* [Available data]:
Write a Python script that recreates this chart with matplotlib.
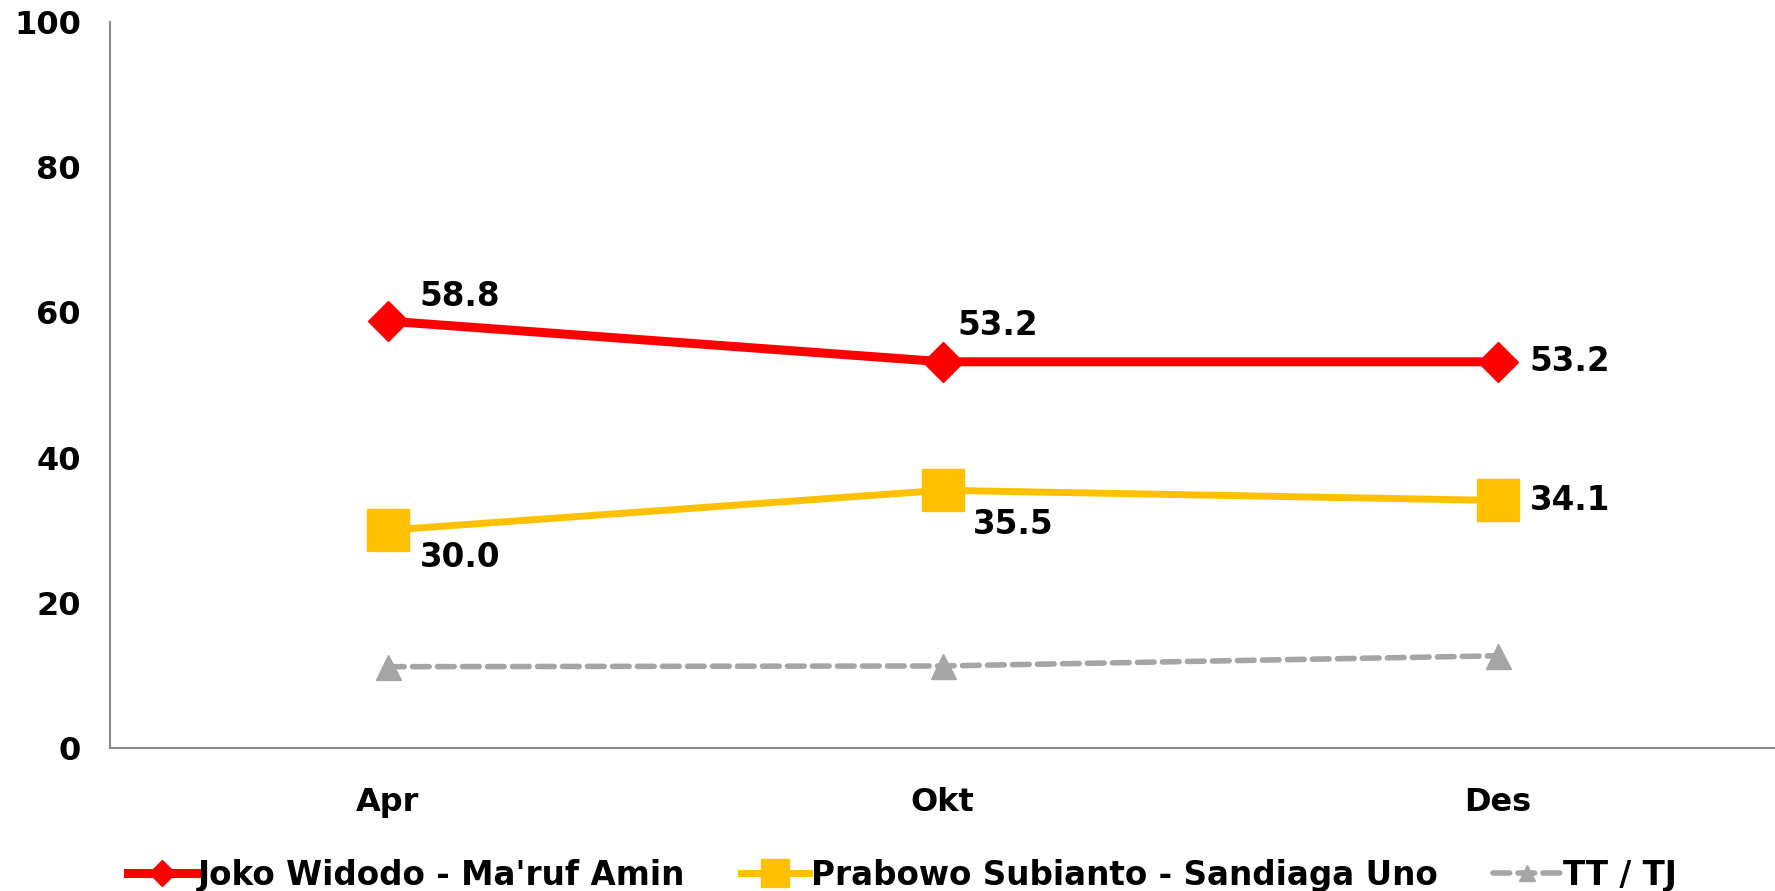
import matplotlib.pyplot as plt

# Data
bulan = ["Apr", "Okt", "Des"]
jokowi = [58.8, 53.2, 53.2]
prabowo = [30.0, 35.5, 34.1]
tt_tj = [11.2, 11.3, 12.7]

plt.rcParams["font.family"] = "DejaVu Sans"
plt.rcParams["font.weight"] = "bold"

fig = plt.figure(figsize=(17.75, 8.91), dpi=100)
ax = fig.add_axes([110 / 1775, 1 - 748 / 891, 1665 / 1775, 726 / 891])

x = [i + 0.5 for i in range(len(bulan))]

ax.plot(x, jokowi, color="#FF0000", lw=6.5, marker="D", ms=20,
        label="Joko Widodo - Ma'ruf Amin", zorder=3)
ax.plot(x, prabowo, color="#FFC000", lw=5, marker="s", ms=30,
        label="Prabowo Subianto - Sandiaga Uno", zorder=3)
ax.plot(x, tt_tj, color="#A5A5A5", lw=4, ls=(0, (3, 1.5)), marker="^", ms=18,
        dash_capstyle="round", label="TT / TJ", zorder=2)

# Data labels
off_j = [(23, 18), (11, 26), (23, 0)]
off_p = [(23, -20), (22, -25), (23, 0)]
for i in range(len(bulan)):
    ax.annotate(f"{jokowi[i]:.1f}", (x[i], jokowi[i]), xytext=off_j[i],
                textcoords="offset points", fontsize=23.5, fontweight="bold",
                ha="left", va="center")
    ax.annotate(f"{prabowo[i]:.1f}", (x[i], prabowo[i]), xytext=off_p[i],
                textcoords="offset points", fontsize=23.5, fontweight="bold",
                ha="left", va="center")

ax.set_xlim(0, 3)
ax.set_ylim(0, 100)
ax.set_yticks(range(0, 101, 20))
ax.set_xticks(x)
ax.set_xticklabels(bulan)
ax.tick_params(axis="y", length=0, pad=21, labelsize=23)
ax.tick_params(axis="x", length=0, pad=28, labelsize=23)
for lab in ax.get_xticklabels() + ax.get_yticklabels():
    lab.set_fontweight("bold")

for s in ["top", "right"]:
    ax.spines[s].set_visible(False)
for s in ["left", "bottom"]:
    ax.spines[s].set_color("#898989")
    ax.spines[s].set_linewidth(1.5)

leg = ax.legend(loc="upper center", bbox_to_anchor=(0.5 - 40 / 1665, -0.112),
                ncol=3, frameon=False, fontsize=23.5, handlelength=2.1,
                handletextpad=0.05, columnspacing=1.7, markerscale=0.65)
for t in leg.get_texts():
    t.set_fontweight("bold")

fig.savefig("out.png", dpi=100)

* [Exercise]:
Copy each line above where the string "matplotlib" occurs.

* [Complete answer]:
Write a Python script that recreates this chart with matplotlib.
import matplotlib.pyplot as plt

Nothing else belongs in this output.